I have been a collector since I could remember.  My first love was small boxes, where I kept my childhood treasures.  Teapots followed— this was a direct influence of my grandmother, the Irish link of Mother's family.  My aunt Nancy Cile had Christmas dishes, and I wanted that special dining experience for my own family (which I managed, over a period of years of collecting).  And books?  My mother was the book worm who encouraged us from an early age to have our own personal libraries of favorites . . .



I wonder now if collecting is becoming a thing of the past, a relic from a time when homes were expected to graciously accommodate the various interests and collections of its inhabitants, when these habits could spill over without the need to be Better-Homes-and-Gardens neat at all times.  The perfectly-in-place house always makes me suspect that a very dull group of people live there, and when I am in these spic-and-span homes, I find myself looking for the collection that gives identity to an individual, some small clue to the interests of the family in the house.  Today's open floor plans don't lend themselves to corners where children's crayons and books are stored or wall space for displaying drawings, photographs or a shelf of rare antique books.  Where in the world would we put an old egg carton that cradled a little rock collection?

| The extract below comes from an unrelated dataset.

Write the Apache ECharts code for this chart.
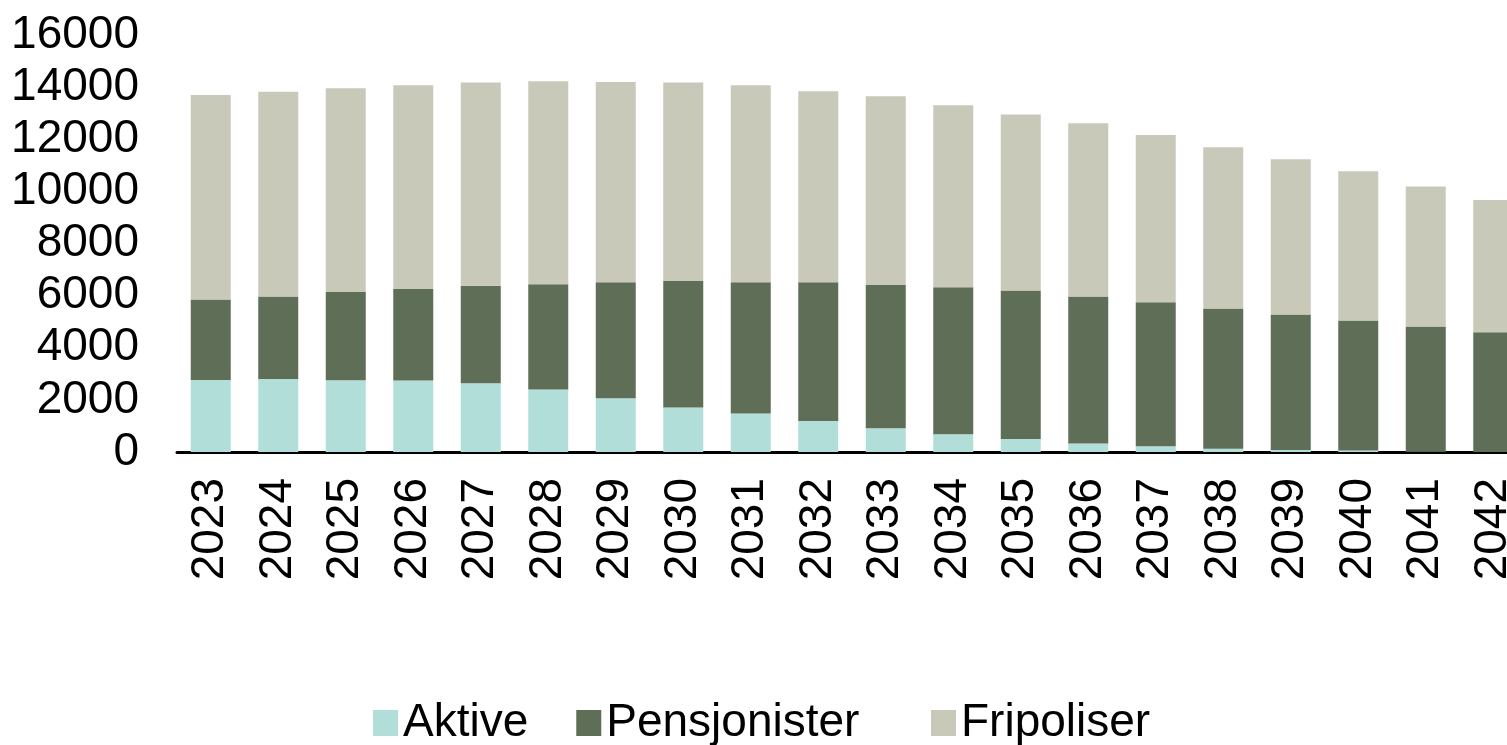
<!DOCTYPE html>
<html>
<head>
<meta charset="utf-8">
<script src="https://cdn.jsdelivr.net/npm/echarts@6/dist/echarts.min.js"></script>
<style>
  html, body { margin: 0; padding: 0; background: #fff; }
  #chart { width: 1507px; height: 745px; }
</style>
</head>
<body>
<div id="chart"></div>
<script>
const years = ['2023', '2024', '2025', '2026', '2027', '2028', '2029', '2030', '2031', '2032',
  '2033', '2034', '2035', '2036', '2037', '2038', '2039', '2040', '2041', '2042'];

const aktive = [2760, 2800, 2750, 2740, 2640, 2400, 2060, 1710, 1480, 1190,
  910, 680, 500, 330, 220, 120, 80, 60, 10, 0];
const pensjonister = [3090, 3170, 3390, 3510, 3740, 4040, 4450, 4850, 5030, 5320,
  5500, 5640, 5700, 5640, 5530, 5390, 5200, 4990, 4810, 4590];
const fripoliser = [7850, 7850, 7820, 7820, 7800, 7790, 7690, 7620, 7560, 7330,
  7240, 6980, 6750, 6640, 6410, 6180, 5950, 5720, 5370, 5080];

const FONT = '"Liberation Sans", Arial, sans-serif';
const colors = { aktive: '#b2deda', pens: '#5f6e57', frip: '#c8c9b9' };

const chart = echarts.init(document.getElementById('chart'));

const bar = (name, data, color) => ({
  name,
  type: 'bar',
  stack: 'total',
  data,
  barWidth: 40,
  itemStyle: { color },
  emphasis: { disabled: true },
});

// legend split in two so the last key lands where the original has it
const legendBase = {
  top: 700,
  padding: 0,
  icon: 'rect',
  itemWidth: 25,
  itemHeight: 26,
  itemGap: 48,
  textStyle: { fontSize: 46, color: '#000', fontFamily: FONT },
};

chart.setOption({
  backgroundColor: '#fff',
  animation: false,
  textStyle: { fontFamily: FONT },
  grid: { left: 177, right: -20, top: 35, bottom: 293, containLabel: false, outerBoundsMode: 'none' },
  legend: [
    { ...legendBase, left: 373, data: ['Aktive', 'Pensjonister'] },
    { ...legendBase, left: 931, data: ['Fripoliser'] },
  ],
  xAxis: {
    type: 'category',
    data: years,
    axisLine: { lineStyle: { color: '#000', width: 3 } },
    axisTick: { show: false },
    axisLabel: {
      rotate: 90,
      margin: 26,
      fontSize: 46,
      color: '#000',
      fontFamily: FONT,
      interval: 0,
    },
  },
  yAxis: {
    type: 'value',
    min: 0,
    max: 16000,
    interval: 2000,
    axisLine: { show: false },
    axisTick: { show: false },
    splitLine: { show: false },
    axisLabel: { fontSize: 46, color: '#000', fontFamily: FONT, margin: 38, formatter: v => String(v) },
  },
  series: [
    bar('Aktive', aktive, colors.aktive),
    bar('Pensjonister', pensjonister, colors.pens),
    bar('Fripoliser', fripoliser, colors.frip),
  ],
});
</script>
</body>
</html>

Which makes me think twice about the pine cupboard and the creamers.  This house is smaller than the one we left in Knoxville, less wall space, not enough book cases or closets.  There are boxes and boxes of pictures (many of my own making) that I have no place to hang, so I have not hung anything yet!  Is it possible that, at the end of things, a collector should not downsize, but UPsize?  And how do you take care of the UPsized home as you age?  A dear sister-in-law one time told me, wistfully, that her ideal home was a large concrete-floored room with a drain in the center of it . . .

What a list of questions without answers this is!  How do I solve this very knotty problem of re-forming the habits of a lifetime?  Is it even possible, at this stage, to aspire to change?  Maybe I should not go antiquing any more, not be lured by the gentle, classic shapes of creamers and white china.  *Sigh*  Glance away from beautiful tea pots.  *Double Sigh*  Never again ask to see the leather-bound books in the glass cases . . . Use the fragile chocolate pots until they are all broken and the problem of preserving them is solved by simple attrition—

Aaaaaaaaaaaauuuuuuuuuuuggggggggghhhhhhhhhh!!!!! (to quote Snoopy.)

Is there a support group "out there" for collectors wishing to go Cold Turkey?

Item two on today's list:  Bring the Dickens Village from the basement closet and become a Christmas Person.

Item three on today's list:  Think about everything else Tomorrow.  After all, tomorrow is . . . . (thank you, Scarlett).